The road to success began in an empty room in the "Innovative Wing" at Catholic Memorial.
"The equipment we had was basically limited to a screw driver," Mo Burke, CMHS senior said.
"Coming in, pretty much no one at the school knew what we were getting into," Ryan Knuese, CMHS senior said.
"We had a motto with our team -- 'we'll start with humble beginnings and achieve great things,'" Coach Burke said.
The first task in September was to build a robot without knowing exactly what its purpose would be.
"For months we're meeting and talking about things abstractly,what we're going to do when we receive the challenge and how we're going to pursue it and how we're going to be organized," Coach Burke said.
As the work intensified, so did the emotional connection between the teammates and with their creation.
"We even named it after, since our head coach is an English teacher, we've named the robot Raskolnikov which is the main character in his favorite book 'Crime and Punishment,'" Ryan Knuese said.
"They start to have a relationship with the robot -- like a great soccer player would have with the ball and they want to see it do more. What can they do? What can they add? How can they revise their thinking on this robot to get it to do things they didn't think it could do? And they get as much satisfaction out of getting the robot to perform a task as a great soccer player does getting a ball to swerve just the way they want it," Coach Burke said.

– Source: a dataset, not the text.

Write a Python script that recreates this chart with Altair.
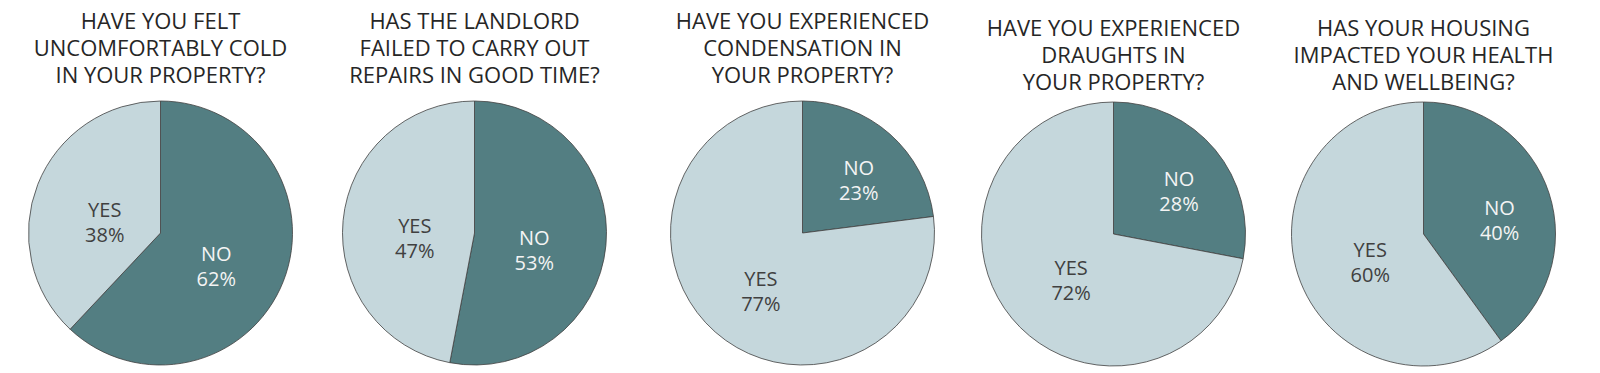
import altair as alt
import pandas as pd

# ---- data ----
questions = [
    ["HAVE YOU FELT", "UNCOMFORTABLY COLD", "IN YOUR PROPERTY?"],
    ["HAS THE LANDLORD", "FAILED TO CARRY OUT", "REPAIRS IN GOOD TIME?"],
    ["HAVE YOU EXPERIENCED", "CONDENSATION IN", "YOUR PROPERTY?"],
    ["HAVE YOU EXPERIENCED", "DRAUGHTS IN", "YOUR PROPERTY?"],
    ["HAS YOUR HOUSING", "IMPACTED YOUR HEALTH", "AND WELLBEING?"],
]
answers = ["NO", "YES"]
no_pct = [62, 53, 23, 28, 40]
yes_pct = [38, 47, 77, 72, 60]

# ---- layout / style ----
panel_widths = [305, 323, 333, 289, 331]
panel_heights = [264, 264, 264, 266, 266]
title_dy = [0, 0, 0, 6, 6]
label_r_no = [60, 60, 85, 85, 80]
label_r_yes = [60, 60, 63, 55, 56]
pie_radius = 132
FONT = "Open Sans"
DARK = "#537e82"
LIGHT = "#c5d7dc"

panels = []
for i, q in enumerate(questions):
    df = pd.DataFrame({
        "answer": answers,
        "pct": [no_pct[i], yes_pct[i]],
        "ord": [0, 1],
    })
    base = alt.Chart(df).encode(
        theta=alt.Theta("pct:Q", stack=True),
        order=alt.Order("ord:Q"),
    )
    arc = base.mark_arc(radius=pie_radius, stroke="#404040", strokeWidth=0.8).encode(
        color=alt.Color("answer:N", scale=alt.Scale(domain=answers, range=[DARK, LIGHT]), legend=None)
    )
    layers = [arc]
    for ans, r, col in [("NO", label_r_no[i], "#f4f4f4"), ("YES", label_r_yes[i], "#404040")]:
        t = base.transform_calculate(
            label=f"datum.answer == '{ans}' ? datum.answer + '\\n' + datum.pct + '%' : ''"
        ).mark_text(
            font=FONT, fontSize=20, lineBreak="\n", lineHeight=25, baseline="middle",
            align="center", radius=r, color=col,
        ).encode(text="label:N")
        layers.append(t)
    panel = alt.layer(*layers).properties(
        width=panel_widths[i],
        height=panel_heights[i],
        title=alt.TitleParams(
            text=q, font=FONT, fontSize=22, fontWeight="normal", color="#262626",
            lineHeight=27, anchor="middle", offset=11, dy=title_dy[i],
        ),
    )
    panels.append(panel)

chart = alt.hconcat(*panels, spacing=0).properties(
    padding={"top": 3, "left": 0, "right": 0, "bottom": 0}
).configure_view(stroke=None)

chart.save("out.html", embed_options={"renderer": "svg", "actions": False})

In January, the organization "For Inspiration and Recognition of Science and Technology" or FIRST, which organizes robotics competitions, gave the team its next task.
"Everyone gets the game release of how the game's going to work and what the objectives are. And after that, your team, you get your parts and you have six weeks to work on, build and test your robot," Knuese said.
"It was a bit daunting. You see the task at hand and you watch some of the robots from past years and you think 'can we do this with what we have?'" Burke said.
As it turned out, they could.
Burke and Knuese helped lead their team into the regional championships in Milwaukee.
"I will never forget what it was like for our team to be called for the award of Rookie All Star at the Panther Arena because it was electric. It was just something the kids worked so hard for and deserved," Coach Burke said.
The team was qualified for the 2016 FIRST Robotics Championships in St. Louis -- with teams from around the world.
"We have taken a team that has come from nothing to a team that's going to the world championships and I hope that's something that will really inspire students to want to get involved," Mo Burke said.
Knuese's younger brother Cole, who is a freshman on the team, is already thinking about this team's influence on future teams.
"We want to end up being one of the best robotics schools in the country. That's our long term goal -- so it's important that these next couple years we keep up this mentality that we're going to do one thing well and we're going to achieve our goals," Cole Knuese said.
"This is definitely the craziest, yet most fulfilling thing I've done. I'm just really -- I was feeling really sad that this is my only year to do this. But the fact that we are doing pretty much the best that we possibly can, it just feels really good to, you know, I got one shot at this. I made the most of it and we really did something with this," Ryan Knuese said.
The CMHS team was one of four Wisconsin teams to reach the championships in St. Louis.